Hot damn. Last weekend’s Whistler Film Festival was more fun than getting a pellet gun for Christmas and this season’s global warming-esque weather meant it was also the perfect time to stay inside for four days and watch as many flicks as possible. The eighth annual festival didn’t disappoint.
Stand out films include Murray Siple’s Carts of Darkness , a documentary about bin-raiding bottle collectors who race shopping carts down the hilly streets of North Vancouver at speeds of up to 60 km/h. Funnier than most “life on the streets” documentaries, Carts matches its humour with profound personal emotions and life philosophy, but it’s the joy and escape that comes from bombing down hills in a shopping cart that truly elevates the film. The idea of integrating fun, risk and trust with everyday life reminds the wheelchair-bound Siple of his old days as a snowboarder and this idea, along with the stunning last scene, elevates Carts of Darkness into a true classic. Buy it at the National Film Board website, www.nfb.ca .
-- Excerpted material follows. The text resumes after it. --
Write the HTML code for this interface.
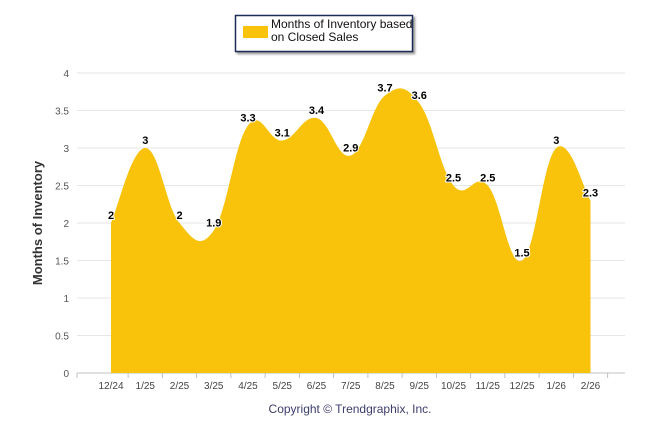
<!DOCTYPE html>
<html><head><meta charset="utf-8"><style>
body{margin:0;background:#fff;font-family:"Liberation Sans",Arial,sans-serif}
svg text{font-family:"Liberation Sans",Arial,sans-serif}
</style></head><body>
<svg id="c" width="646" height="434">
<rect x="0" y="0" width="646" height="434" fill="#fff"/>
<g>
<rect x="235.5" y="15.5" width="177" height="36" fill="#fff" stroke="#1d2c58" stroke-width="1.5" style="filter:drop-shadow(2px 2px 1px #999)"/>
<rect x="243" y="26" width="25" height="12" fill="#f8c30a"/>
<text x="271" y="28" font-size="12" fill="#111">Months of Inventory based</text>
<text x="271" y="41" font-size="12" fill="#111">on Closed Sales</text>
</g>
<text transform="translate(42,223) rotate(-90)" text-anchor="middle" font-size="13" font-weight="bold" fill="#333">Months of Inventory</text>
<text x="350" y="413" text-anchor="middle" font-size="12" fill="#3d3d6b">Copyright © Trendgraphix, Inc.</text>
<g id="grid"></g><g id="area"></g><g id="labels"></g>
</svg>
<script>
const categories=["12/24","1/25","2/25","3/25","4/25","5/25","6/25","7/25","8/25","9/25","10/25","11/25","12/25","1/26","2/26"];
const values=[2,3,2,1.9,3.3,3.1,3.4,2.9,3.7,3.6,2.5,2.5,1.5,3,2.3];
const yTicks=[0,0.5,1,1.5,2,2.5,3,3.5,4];
const NS="http://www.w3.org/2000/svg";
const L=77,R=625,T=73,B=373;
const step=(590.5-111)/(categories.length-1);
const x=i=>111+i*step;
const y=v=>B-(v/4)*(B-T);
function mk(t,a,p){const e=document.createElementNS(NS,t);for(const k in a)e.setAttribute(k,a[k]);(p||document.getElementById('c')).appendChild(e);return e;}
const grid=document.getElementById('grid');
yTicks.forEach(v=>{
 const l=mk('line',{x1:L,x2:R,y1:y(v),y2:y(v),stroke:v===0?'#c0c0c0':'#e6e6e6'},grid);
 
 
 const t=mk('text',{x:69,y:y(v)+4,'text-anchor':'end','font-size':'10',fill:'#555'},grid);
 t.textContent=v;
 
 
});
for(let i=0;i<=categories.length;i++){
 const tx=i===0?L:x(i-1)+step/2;
 mk('line',{x1:tx,x2:tx,y1:B,y2:B+5,stroke:'#c0c0c0'},grid);
}
categories.forEach((c,i)=>{
 const t=mk('text',{x:x(i),y:B+16,'text-anchor':'middle','font-size':'10',fill:'#444'},grid);
 t.textContent=c;
 
 
});
const pts=values.map((v,i)=>[x(i),y(v)]);
let d=`M${pts[0][0]},${pts[0][1]}`;
const k=1/5;
for(let i=0;i<pts.length-1;i++){
 const p0=pts[Math.max(0,i-1)],p1=pts[i],p2=pts[i+1],p3=pts[Math.min(pts.length-1,i+2)];
 const c1=[p1[0]+(p2[0]-p0[0])*k,p1[1]+(p2[1]-p0[1])*k];
 const c2=[p2[0]-(p3[0]-p1[0])*k,p2[1]-(p3[1]-p1[1])*k];
 d+=` C${c1[0]},${c1[1]} ${c2[0]},${c2[1]} ${p2[0]},${p2[1]}`;
}
d+=` L${pts[pts.length-1][0]},${B} L${pts[0][0]},${B} Z`;
const area=mk('path',{d:d,fill:'#f8c30a'},document.getElementById('area'));


const lg=document.getElementById('labels');
values.forEach((v,i)=>{
 const t=mk('text',{x:x(i),y:y(v)-4,'text-anchor':'middle','font-size':'11','font-weight':'bold',fill:'#000',stroke:'#fff','stroke-width':'2','paint-order':'stroke'},lg);
 t.textContent=v;
 
 
});
</script>
</body></html>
Other pantshittingly awesome flicks included Pontypool , Bruce McDonald’s new take on the zombie genre that hits theatres in March, and Peoples’ Choice Winner RIP — A Remix Manifesto , another NFB production, that examines copyright issues and open sourcing, asking, “is pretty much everyone a criminal or do we have the right to be engaged and use our own culture?”
I also watched a guy lasso a reindeer by the three-foot-plus antlers and reel it in using his bare hands in Komi — A Journey Across the Arctic. Then the guy tamed the reindeer and convinced it to tow him around on his handmade wooden sleigh, Santa style. It’s an interesting world out there, and the Whistler Film Fest brings it to our doorstep.
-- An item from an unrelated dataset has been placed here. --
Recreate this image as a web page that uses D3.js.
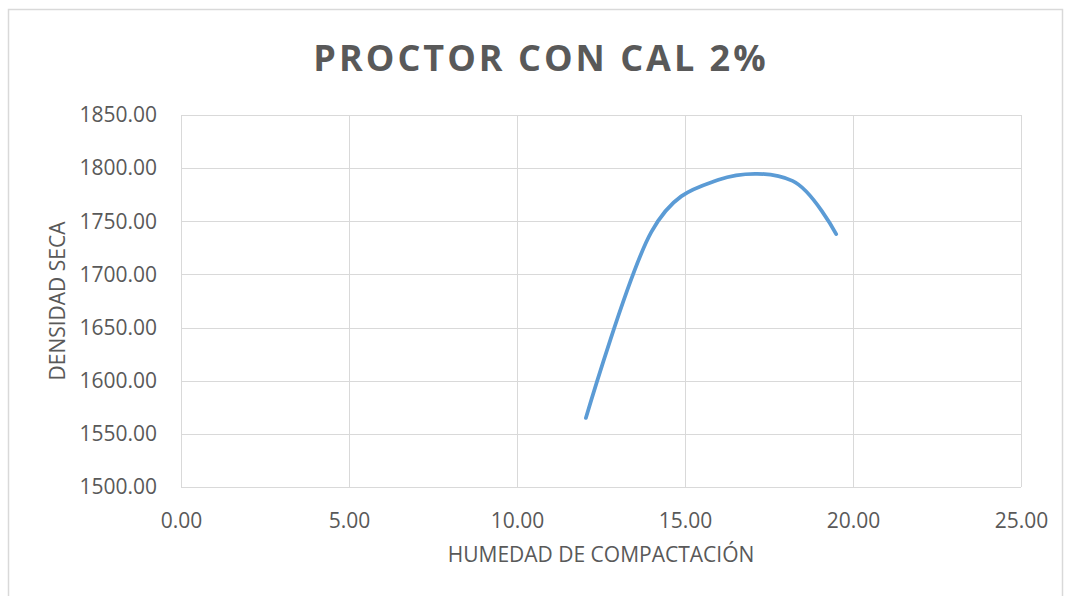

“Klaatu barada nikto.” These now-legendary magic words were first uttered to save the world in 1951s The Day the Earth Stood Still, a Sci-Fi flick with a superb anti-nuclear spin. The remake, opening Friday at the Village 8, stars Keanu Reeves and could use a magic formula to salvage it. Keanu’s stiff acting doesn’t hurt the film (he plays an alien) as much as its inability to take a stance and explain why humanity is destroying the earth and must be wiped out. The special effects don’t get any better than what you see in the trailer and there’s not enough real action but The Day the Earth Stood Still does co-star Jennifer Connelly so it isn’t a total write-off. Will Smith’s kid Jaden stars in his second major role as well, a child star on the way up.
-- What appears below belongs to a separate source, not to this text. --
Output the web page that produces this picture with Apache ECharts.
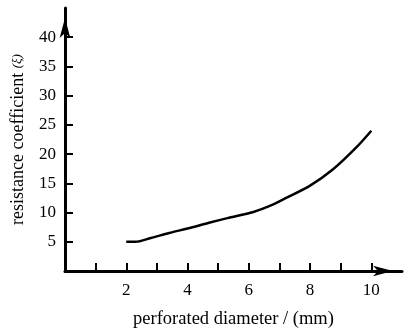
<!DOCTYPE html>
<html>
<head>
<meta charset="utf-8">
<script src="https://cdn.jsdelivr.net/npm/echarts@6/dist/echarts.min.js"></script>
<style>
  html, body { margin: 0; padding: 0; background: #fff; }
  #chart { width: 409px; height: 334px; }
</style>
</head>
<body>
<div id="chart"></div>
<script>
// diameter (mm) vs resistance coefficient
const diameter = [2.0, 2.3, 2.8, 3.4, 4.1, 4.7, 5.3, 6.15, 6.8, 7.2, 8.0, 8.75, 9.5, 10.0]
const resistance = [5.0, 5.0, 5.65, 6.5, 7.4, 8.25, 9.05, 10.1, 11.4, 12.45, 14.6, 17.4, 21.1, 24.0]
const xTicks = [1, 2, 3, 4, 5, 6, 7, 8, 9, 10]
const xLabels = [2, 4, 6, 8, 10]
const yTicks = [5, 10, 15, 20, 25, 30, 35, 40]

const font = 'Liberation Serif'
const chart = echarts.init(document.getElementById('chart'))

chart.setOption({
  animation: false,
  grid: { left: 65, right: 7, top: 8, bottom: 61 },
  xAxis: {
    type: 'value',
    min: 0,
    max: 11,
    interval: 1,
    name: 'perforated diameter / (mm)',
    nameLocation: 'middle',
    nameGap: 39,
    nameTextStyle: { fontFamily: font, fontSize: 18.5, color: '#000' },
    axisLine: {
      onZero: false,
      lineStyle: { color: '#000', width: 3 },
      symbol: ['none', 'arrow'],
      symbolSize: [8, 20],
      symbolOffset: [0, -9]
    },
    axisTick: { inside: true, length: 8, lineStyle: { color: '#000', width: 2 }, customValues: xTicks },
    axisLabel: { margin: 11, fontFamily: font, fontSize: 17, color: '#000', customValues: xLabels },
    splitLine: { show: false }
  },
  yAxis: {
    type: 'value',
    min: 0,
    max: 45,
    interval: 5,
    name: 'resistance coefficient {s|(ξ)}',
    nameLocation: 'middle',
    nameGap: 38,
    nameTextStyle: {
      fontFamily: font, fontSize: 18, color: '#000',
      rich: { s: { fontFamily: font, fontSize: 13, fontStyle: 'italic', color: '#000' } }
    },
    axisLine: {
      onZero: false,
      lineStyle: { color: '#000', width: 3 },
      symbol: ['none', 'arrow'],
      symbolSize: [8, 20],
      symbolOffset: [0, -10]
    },
    axisTick: { inside: true, length: 8, lineStyle: { color: '#000', width: 2 }, customValues: yTicks },
    axisLabel: { margin: 9, fontFamily: font, fontSize: 17, color: '#000', customValues: yTicks },
    splitLine: { show: false }
  },
  series: [{
    type: 'line',
    data: diameter.map((d, i) => [d, resistance[i]]),
    smooth: 0.3,
    symbol: 'none',
    lineStyle: { color: '#000', width: 2.5 }
  }]
})
</script>
</body>
</html>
Dakota Fanning is hoping to ditch her cutesy child star persona in The Secret Life of Bees , the year’s latest chick flick also opening Friday. Based on the bestselling novel, the movie follows motherless whitey Fanning through the 1960s as she bonds with something like four African American Mother-figures and frolics in pools of super sentimental cheese. Still, Queen Latifah, Alicia Keys and Jennifer Hudson turn in strong performances and Fanning, with Lindsay Lohan-esque dark circles under her eyes, isn’t as annoying as usual either. I’m happy chick flicks like this get made, but I’m just as happy to skip them.
There’s an animated feature dropping this week as well, Delgo. I made it through fifteen seconds of the love-will-save-the-day trailer before I shut it off. The animation looks bad enough that anyone over five years old can clearly categorize it as C-rate. And why are we teaching 5 year olds about love anyhow? Shouldn’t we just be giving them pellet guns and sending them outside to play?